Dr Amanda Capern (History, Hull) is a cultural and intellectual historian whose research interests are: 1. women’s property, especially landed estate and litigation; 2. women’s religious and intellectual lives and writing; 3. the history of law and emotions. She is author of The Historical Study of Women: England, 1500-1700 (Palgrave, 2010) and edits the book series Gender and History (Palgrave). She currently holds an AHRC CDP with The National Archives on the court of Chancery, and is writing a book on women, land and family and a number of chapters/articles on the emotional lives of families and litigation. For more information, see her department webpage.

Charlotte Garside is a PhD student working on an AHRC funded Collaborative Doctoral Partnership project with the University of Hull and The National Archives. Having studied early modern women’s history at undergraduate and MA level, she has now branched out into early modern women’s legal history.
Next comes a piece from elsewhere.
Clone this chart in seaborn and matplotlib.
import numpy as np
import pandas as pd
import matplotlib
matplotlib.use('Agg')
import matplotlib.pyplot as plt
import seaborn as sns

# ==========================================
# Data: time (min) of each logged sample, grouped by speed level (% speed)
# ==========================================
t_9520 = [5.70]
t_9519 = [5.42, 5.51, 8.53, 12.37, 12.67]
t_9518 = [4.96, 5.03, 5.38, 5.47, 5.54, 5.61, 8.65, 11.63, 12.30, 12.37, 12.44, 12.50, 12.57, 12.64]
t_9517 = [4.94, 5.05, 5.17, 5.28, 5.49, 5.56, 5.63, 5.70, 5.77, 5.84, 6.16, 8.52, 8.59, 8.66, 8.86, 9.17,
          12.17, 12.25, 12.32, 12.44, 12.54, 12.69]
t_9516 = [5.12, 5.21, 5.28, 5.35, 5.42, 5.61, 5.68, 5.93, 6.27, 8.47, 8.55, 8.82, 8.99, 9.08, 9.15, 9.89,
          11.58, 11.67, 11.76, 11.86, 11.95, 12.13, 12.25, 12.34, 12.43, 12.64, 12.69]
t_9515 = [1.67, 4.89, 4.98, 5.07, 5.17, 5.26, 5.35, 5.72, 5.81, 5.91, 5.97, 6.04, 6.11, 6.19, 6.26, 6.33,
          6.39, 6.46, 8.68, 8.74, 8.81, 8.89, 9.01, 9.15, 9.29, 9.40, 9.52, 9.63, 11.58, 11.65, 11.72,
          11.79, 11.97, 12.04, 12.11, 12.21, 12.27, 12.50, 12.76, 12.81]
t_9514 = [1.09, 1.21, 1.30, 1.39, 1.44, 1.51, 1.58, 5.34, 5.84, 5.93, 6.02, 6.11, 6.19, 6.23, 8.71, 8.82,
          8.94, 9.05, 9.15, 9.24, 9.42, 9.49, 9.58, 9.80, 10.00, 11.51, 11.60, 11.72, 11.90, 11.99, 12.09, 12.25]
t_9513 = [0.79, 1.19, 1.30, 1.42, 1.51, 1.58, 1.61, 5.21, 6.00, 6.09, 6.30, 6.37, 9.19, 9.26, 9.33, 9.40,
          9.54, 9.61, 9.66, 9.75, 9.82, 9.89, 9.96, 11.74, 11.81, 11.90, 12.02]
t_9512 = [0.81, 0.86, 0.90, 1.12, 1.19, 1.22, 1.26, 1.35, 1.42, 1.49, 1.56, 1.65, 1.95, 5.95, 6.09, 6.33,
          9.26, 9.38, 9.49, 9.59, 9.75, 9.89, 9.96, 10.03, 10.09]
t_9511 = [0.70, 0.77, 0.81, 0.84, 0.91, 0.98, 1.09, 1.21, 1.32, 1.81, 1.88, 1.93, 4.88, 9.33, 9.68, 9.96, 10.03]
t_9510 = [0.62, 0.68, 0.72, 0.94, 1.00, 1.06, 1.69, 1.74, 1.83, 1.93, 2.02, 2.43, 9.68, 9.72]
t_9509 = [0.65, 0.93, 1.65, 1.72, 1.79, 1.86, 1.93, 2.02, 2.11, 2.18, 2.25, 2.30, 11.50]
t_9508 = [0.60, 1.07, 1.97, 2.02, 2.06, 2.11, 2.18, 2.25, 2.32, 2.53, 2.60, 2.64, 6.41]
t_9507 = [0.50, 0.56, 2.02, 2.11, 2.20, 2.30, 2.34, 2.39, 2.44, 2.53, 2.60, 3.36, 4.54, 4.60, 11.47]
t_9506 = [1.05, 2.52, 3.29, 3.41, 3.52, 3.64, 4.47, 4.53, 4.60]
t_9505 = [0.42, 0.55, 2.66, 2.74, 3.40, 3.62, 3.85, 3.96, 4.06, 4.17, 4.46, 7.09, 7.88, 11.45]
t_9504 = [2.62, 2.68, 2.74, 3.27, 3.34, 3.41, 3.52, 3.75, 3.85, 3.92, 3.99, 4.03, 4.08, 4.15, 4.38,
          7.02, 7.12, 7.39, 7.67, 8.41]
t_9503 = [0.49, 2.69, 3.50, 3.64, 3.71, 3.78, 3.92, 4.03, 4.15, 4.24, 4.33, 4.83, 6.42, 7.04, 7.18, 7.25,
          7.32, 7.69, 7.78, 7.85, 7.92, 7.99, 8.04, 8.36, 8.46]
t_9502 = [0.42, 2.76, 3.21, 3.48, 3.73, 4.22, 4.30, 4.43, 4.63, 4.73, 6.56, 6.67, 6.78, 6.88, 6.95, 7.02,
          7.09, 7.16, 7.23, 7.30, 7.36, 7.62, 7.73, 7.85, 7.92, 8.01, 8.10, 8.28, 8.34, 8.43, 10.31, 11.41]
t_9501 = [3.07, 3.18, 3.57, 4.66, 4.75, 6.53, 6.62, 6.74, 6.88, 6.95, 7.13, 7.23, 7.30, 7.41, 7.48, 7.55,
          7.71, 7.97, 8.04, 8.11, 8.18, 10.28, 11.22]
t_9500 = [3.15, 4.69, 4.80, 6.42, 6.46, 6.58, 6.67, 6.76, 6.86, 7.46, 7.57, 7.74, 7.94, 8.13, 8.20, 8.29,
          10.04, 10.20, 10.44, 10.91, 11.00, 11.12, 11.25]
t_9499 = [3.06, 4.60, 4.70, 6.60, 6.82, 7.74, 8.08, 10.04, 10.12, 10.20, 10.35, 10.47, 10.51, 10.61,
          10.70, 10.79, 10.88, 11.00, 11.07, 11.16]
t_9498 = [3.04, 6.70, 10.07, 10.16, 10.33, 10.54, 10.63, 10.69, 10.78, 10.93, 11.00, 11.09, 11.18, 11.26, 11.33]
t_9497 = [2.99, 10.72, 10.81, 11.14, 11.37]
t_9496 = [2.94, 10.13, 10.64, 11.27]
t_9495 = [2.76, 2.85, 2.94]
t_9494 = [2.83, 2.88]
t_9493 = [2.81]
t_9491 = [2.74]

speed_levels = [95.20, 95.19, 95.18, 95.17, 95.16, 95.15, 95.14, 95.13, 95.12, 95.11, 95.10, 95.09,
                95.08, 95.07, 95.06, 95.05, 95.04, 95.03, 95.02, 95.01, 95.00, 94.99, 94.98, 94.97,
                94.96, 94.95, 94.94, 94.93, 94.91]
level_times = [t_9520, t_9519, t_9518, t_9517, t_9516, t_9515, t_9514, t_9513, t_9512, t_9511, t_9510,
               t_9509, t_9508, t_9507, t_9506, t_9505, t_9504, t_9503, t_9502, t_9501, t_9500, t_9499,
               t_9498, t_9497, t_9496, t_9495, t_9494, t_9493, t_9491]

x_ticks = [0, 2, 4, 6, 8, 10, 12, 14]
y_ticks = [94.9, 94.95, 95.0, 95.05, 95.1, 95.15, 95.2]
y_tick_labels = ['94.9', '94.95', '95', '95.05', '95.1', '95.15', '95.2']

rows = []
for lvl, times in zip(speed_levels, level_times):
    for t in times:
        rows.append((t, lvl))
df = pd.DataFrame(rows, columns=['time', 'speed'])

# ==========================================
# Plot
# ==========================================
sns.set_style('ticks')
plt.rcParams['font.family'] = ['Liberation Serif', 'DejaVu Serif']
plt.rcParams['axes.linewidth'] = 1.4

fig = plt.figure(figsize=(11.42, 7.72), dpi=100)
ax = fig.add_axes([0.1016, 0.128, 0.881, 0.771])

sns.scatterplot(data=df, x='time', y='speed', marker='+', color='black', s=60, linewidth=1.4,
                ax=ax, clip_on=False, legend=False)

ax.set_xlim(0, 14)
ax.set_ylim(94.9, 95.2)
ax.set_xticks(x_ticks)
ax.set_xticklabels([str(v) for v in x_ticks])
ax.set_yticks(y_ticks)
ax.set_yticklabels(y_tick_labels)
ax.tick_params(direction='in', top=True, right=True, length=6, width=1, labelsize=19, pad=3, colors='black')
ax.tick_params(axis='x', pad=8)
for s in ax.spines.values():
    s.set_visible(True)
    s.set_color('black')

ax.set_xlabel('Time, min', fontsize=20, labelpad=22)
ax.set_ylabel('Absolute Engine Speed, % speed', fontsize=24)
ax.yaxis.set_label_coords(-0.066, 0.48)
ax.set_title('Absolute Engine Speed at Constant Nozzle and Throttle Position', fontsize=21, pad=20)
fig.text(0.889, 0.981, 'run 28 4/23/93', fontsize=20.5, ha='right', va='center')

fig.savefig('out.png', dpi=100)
Her PhD is titled ‘Women in Chancery: An Analysis of Chancery as a Women’s Court of Redress in Late Seventeenth Century England’.
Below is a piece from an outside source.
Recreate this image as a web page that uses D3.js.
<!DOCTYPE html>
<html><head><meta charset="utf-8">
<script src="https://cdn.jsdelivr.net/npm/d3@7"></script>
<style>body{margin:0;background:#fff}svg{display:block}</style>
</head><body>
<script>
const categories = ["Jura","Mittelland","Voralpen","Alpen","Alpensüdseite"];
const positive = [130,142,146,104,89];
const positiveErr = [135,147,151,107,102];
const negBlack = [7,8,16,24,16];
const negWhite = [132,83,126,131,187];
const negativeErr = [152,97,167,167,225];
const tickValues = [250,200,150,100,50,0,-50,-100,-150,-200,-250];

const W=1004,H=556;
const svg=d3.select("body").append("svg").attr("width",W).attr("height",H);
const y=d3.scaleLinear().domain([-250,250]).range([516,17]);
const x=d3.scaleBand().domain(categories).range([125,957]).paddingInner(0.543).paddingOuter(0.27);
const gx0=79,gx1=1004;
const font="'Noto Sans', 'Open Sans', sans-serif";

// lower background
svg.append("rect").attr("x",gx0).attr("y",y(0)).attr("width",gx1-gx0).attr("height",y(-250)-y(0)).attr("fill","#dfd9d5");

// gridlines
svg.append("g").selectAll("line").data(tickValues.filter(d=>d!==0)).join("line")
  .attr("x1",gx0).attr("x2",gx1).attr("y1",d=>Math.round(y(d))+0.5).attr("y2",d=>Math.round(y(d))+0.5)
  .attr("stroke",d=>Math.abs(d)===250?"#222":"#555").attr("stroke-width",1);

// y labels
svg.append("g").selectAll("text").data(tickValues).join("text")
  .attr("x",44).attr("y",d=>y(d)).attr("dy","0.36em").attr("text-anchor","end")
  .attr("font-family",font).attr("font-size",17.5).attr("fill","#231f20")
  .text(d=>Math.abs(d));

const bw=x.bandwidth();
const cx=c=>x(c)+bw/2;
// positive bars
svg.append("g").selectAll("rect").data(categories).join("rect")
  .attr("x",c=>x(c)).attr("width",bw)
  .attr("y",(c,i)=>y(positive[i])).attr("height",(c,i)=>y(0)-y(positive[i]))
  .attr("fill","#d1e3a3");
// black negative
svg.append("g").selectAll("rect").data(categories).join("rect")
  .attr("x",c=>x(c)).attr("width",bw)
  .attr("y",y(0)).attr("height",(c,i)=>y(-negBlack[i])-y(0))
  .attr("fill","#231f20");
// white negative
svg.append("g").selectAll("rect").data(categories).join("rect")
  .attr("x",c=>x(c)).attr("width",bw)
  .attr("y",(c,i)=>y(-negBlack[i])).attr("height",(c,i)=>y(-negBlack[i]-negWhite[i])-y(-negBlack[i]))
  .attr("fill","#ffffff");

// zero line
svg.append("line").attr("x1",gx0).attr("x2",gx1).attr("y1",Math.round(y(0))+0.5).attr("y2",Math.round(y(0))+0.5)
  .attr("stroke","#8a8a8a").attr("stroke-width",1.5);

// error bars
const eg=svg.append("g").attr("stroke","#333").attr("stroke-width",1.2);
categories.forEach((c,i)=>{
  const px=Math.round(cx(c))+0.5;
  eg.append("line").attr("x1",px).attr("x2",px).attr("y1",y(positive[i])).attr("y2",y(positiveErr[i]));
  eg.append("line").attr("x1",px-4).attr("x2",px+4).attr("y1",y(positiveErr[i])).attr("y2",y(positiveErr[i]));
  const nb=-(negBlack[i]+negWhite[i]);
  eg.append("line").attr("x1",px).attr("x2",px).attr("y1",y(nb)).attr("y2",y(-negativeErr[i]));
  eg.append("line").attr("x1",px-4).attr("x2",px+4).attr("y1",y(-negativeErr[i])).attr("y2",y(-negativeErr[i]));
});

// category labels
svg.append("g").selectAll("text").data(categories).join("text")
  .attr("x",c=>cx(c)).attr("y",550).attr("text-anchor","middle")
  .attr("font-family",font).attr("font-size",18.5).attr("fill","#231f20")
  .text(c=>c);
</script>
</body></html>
Sarah Shields is a PhD student in the Geography department at the University of Hull. She has recently completed an MA in Modern History at the University of York with a dissertation on elite single women and domestic space in the eighteenth century. Her PhD project is titled ‘Maid, wife, widow: women’s life cycle and property ownership, 1550-1800’.
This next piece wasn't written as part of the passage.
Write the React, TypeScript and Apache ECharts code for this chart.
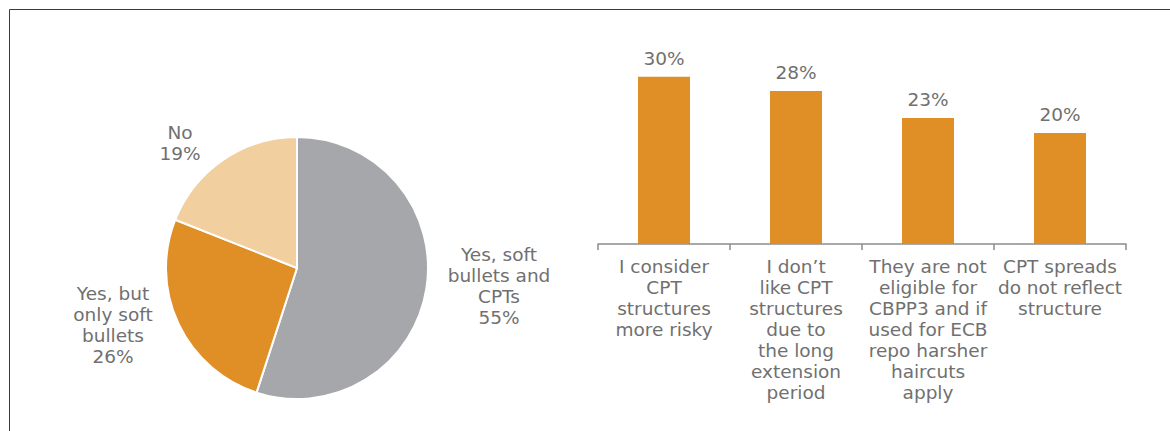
import React, { useEffect, useRef } from "react";
import * as echarts from "echarts";

const pieNames = ["Yes, soft\nbullets and\nCPTs", "Yes, but\nonly soft\nbullets", "No"];
const pieValues = [55, 26, 19];
const pieColors = ["#a6a7ab", "#e08f27", "#f2cf9f"];
const pieLabelPos = [
  [499, 286],
  [113, 325],
  [180, 143],
];

const barCategories = [
  "I consider\nCPT\nstructures\nmore risky",
  "I don\u2019t\nlike CPT\nstructures\ndue to\nthe long\nextension\nperiod",
  "They are not\neligible for\nCBPP3 and if\nused for ECB\nrepo harsher\nhaircuts\napply",
  "CPT spreads\ndo not reflect\nstructure",
];
const barValues = [30.4, 27.8, 22.9, 20.2];

const FONT = "DejaVu Sans";
const TEXT = "#707070";
const FS = 18.5;

export default function App() {
  const ref = useRef<HTMLDivElement>(null);
  useEffect(() => {
    if (!ref.current) return;
    const chart = echarts.init(ref.current, undefined, { renderer: "svg" });
    chart.setOption({
      animation: false,
      textStyle: { fontFamily: FONT },
      graphic: [
        {
          type: "rect",
          shape: { x: 9.5, y: 9.5, width: 1300, height: 600 },
          style: { fill: "none", stroke: "#3a3a3a", lineWidth: 1 },
          silent: true,
        },
      ],
      grid: { left: 598, right: 44, top: 24, bottom: 187 },
      xAxis: {
        type: "category",
        data: barCategories,
        axisLine: { lineStyle: { color: "#8c8c8c", width: 1.5 } },
        axisTick: { show: true, length: 6, lineStyle: { color: "#8c8c8c", width: 1.5 } },
        axisLabel: {
          interval: 0,
          color: TEXT,
          fontSize: FS,
          lineHeight: 21,
          margin: 12,
          fontFamily: FONT,
          align: "center",
        },
      },
      yAxis: {
        type: "value",
        min: 0,
        max: 40,
        show: false,
        splitLine: { show: false },
      },
      series: [
        {
          type: "pie",
          center: [297, 268],
          radius: 131,
          startAngle: 90,
          clockwise: true,
          data: pieNames.map((n, i) => ({
            name: n,
            value: pieValues[i],
            itemStyle: { color: pieColors[i] },
          })),
          itemStyle: { borderColor: "#ffffff", borderWidth: 2 },
          label: {
            show: true,
            position: "outside",
            formatter: "{b}\n{c}%",
            color: TEXT,
            fontSize: FS,
            lineHeight: 21,
            fontFamily: FONT,
            align: "center",
          },
          labelLine: { show: false },
          labelLayout: (p: any) => ({
            x: pieLabelPos[p.dataIndex][0],
            y: pieLabelPos[p.dataIndex][1],
            align: "center",
            verticalAlign: "middle",
          }),
        },
        {
          type: "bar",
          data: barValues,
          barWidth: 52,
          itemStyle: { color: "#e08f27" },
          label: {
            show: true,
            position: "top",
            distance: 9,
            formatter: (p: any) => Math.round(p.value) + "%",
            color: TEXT,
            fontSize: FS,
            fontFamily: FONT,
          },
        },
      ],
    });
    return () => chart.dispose();
  }, []);
  return (
    <div
      ref={ref}
      style={{ position: "fixed", left: 0, top: 0, width: 1170, height: 431, background: "#fff" }}
    />
  );
}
Catherine Goddard is a PhD student within the AHRC Heritage Consortium. She is supervised by Prof. Alison Oram (Leeds Beckett University) and Dr Briony McDonagh (University of Hull). Her project investigates heritage interpretation and visitor experience at historic houses in the East Midlands. She is particularly interested in the homes of Elizabeth Talbot, countess of Shrewsbury (better known to history as Bess of Hardwick).

Lizzie Rogers is an MRes student in the History department at the University of Hull, funded by the AHRC Heritage Consortium. Her project is titled ‘Women and the Possession of Knowledge: The Country House Collectors, 1650-1850’, and examines the role of the early modern women as collectors as well as the ways their collections transformed domestic space.